É vergonhoso que a Câmara dos Deputados, por meio de sua mesa diretora, opte por fechar os olhos ao terrível e inacreditável processo de inversão de valores que avança sobre o país, onde se reabilitam corruptos condenados, blindam-se aqueles ainda não descobertos e se busca desmoralizar quem luta contra a corrupção. É preciso estar muito míope – ou mesmo cego – para não se dar conta da bizarrice deplorável que consiste em ter como presidente da República o responsável pela maior rede de corrupção da história do país, ao mesmo tempo em que se assiste à injusta e implacável punição aos competentes e heroicos agentes que tentaram desarticular o esquema. Nada dessa conduta pusilânime, porém, apaga o legado e o brilho de Deltan Dallagnol.

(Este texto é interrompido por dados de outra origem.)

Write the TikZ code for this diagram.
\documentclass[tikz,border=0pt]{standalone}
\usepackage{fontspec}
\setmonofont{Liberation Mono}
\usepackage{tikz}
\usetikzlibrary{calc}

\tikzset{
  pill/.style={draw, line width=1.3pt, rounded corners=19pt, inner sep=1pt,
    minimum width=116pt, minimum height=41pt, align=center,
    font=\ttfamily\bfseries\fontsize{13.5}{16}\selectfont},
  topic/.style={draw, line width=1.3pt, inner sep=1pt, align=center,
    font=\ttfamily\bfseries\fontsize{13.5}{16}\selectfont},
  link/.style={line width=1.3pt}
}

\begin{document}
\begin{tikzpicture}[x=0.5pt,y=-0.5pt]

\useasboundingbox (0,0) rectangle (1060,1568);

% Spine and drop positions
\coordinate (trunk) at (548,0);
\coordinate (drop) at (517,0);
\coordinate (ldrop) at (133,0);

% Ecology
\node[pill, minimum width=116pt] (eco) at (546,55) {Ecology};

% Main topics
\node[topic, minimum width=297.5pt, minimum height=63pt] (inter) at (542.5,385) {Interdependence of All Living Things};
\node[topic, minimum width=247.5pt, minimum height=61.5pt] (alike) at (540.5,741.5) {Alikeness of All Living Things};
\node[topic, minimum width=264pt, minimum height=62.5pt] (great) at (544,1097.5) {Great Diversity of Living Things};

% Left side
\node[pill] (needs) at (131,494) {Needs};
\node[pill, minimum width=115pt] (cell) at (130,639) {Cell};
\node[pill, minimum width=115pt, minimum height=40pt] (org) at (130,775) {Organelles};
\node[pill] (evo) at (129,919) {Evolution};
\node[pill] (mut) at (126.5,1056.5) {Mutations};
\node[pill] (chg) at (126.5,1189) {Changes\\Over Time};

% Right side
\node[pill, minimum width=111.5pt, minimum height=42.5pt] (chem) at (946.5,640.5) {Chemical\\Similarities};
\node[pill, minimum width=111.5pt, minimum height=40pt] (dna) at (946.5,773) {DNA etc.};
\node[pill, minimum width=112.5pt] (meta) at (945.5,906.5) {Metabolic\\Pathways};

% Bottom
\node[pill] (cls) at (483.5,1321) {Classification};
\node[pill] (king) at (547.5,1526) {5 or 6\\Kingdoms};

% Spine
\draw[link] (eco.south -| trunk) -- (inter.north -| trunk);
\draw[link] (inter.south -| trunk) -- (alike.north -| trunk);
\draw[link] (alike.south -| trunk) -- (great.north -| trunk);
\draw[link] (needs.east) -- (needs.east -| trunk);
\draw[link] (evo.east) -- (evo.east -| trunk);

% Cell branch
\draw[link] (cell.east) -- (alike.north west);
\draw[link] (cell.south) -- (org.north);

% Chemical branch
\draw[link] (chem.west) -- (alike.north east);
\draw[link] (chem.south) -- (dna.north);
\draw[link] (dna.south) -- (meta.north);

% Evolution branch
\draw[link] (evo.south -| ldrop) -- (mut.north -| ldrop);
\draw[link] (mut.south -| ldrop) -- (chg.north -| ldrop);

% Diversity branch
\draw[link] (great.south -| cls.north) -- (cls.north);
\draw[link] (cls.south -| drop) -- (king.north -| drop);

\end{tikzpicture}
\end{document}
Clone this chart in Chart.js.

Ao contrário, temos certeza de que sua missão como liderança pública está apenas começando.

Não é sem razão que se diz que são as adversidades que forjam os grandes líderes. Com uma atuação corajosa e irretocável dentro dos âmbitos da Operação Lava Jato e durante sua breve permanência na Câmara, certamente Deltan Dallagnol ainda dará uma contribuição extraordinária para o país. Lembremos sempre que graças ao seu brilhante trabalho à frente da Operação Lava Jato, ao lado de colegas de grande envergadura técnica e moral, foi possível, pela primeira vez na história deste país, escancarar os meandros da corrupção asquerosa que tantos prejuízos trouxe à sociedade e punir aqueles que até então se achavam intocáveis.

Hoje vivemos um momento de profunda tristeza, sem dúvida, mas, ao mesmo tempo, o início de uma nova caminhada. Ainda que abandonado e traído por seus pares, que talvez não tenham tido a estatura necessária para compreender a gravidade do momento pelo que o país atravessa, Deltan tem o apoio de todo o cidadão brasileiro que não compactua com a corrupção e nem com os abusos contra o Estado Democrático de Direito. A abrupta interrupção da carreira política de Deltan Dallagnol é só momentânea, disso temos certeza.